• RECORD SET:
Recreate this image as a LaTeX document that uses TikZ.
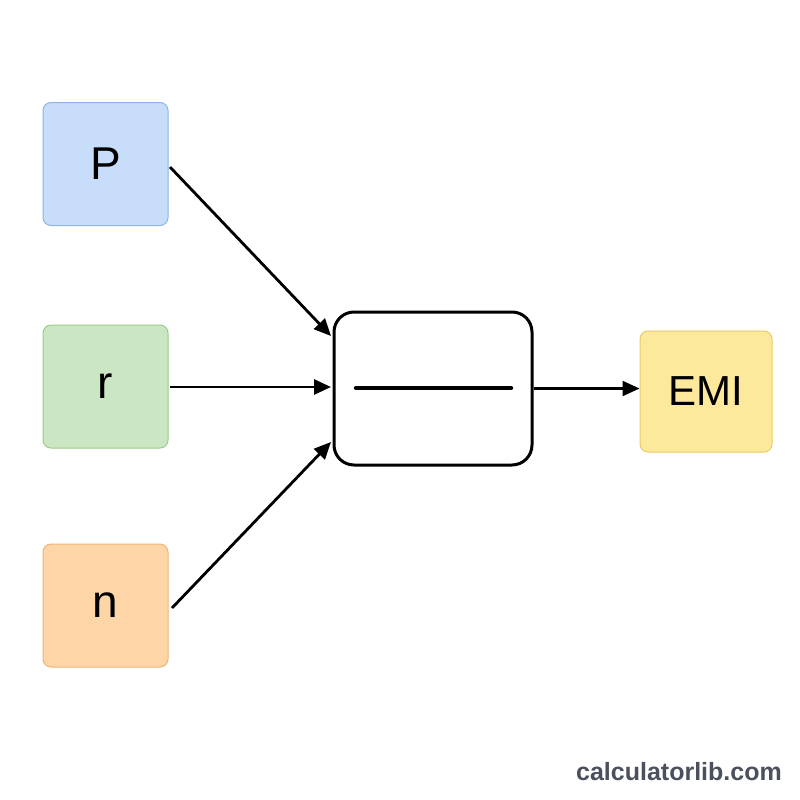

* * *

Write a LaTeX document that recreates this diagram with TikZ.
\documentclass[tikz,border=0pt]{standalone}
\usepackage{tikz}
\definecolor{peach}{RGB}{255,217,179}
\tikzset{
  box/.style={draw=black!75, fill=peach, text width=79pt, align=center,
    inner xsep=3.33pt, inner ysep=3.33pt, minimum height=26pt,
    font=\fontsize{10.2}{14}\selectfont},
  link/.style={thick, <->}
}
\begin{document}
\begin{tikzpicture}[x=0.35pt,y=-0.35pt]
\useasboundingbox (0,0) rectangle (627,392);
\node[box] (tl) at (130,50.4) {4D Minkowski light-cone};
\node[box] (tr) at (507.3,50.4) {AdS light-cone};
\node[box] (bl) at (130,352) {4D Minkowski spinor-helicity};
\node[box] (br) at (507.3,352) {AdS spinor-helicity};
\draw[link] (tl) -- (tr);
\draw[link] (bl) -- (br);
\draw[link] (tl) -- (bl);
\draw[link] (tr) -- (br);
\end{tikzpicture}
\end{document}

• GIVEN TASK: Say how many lines above contain the string "that". Answer with the number only.

• COMPLETE ANSWER: 2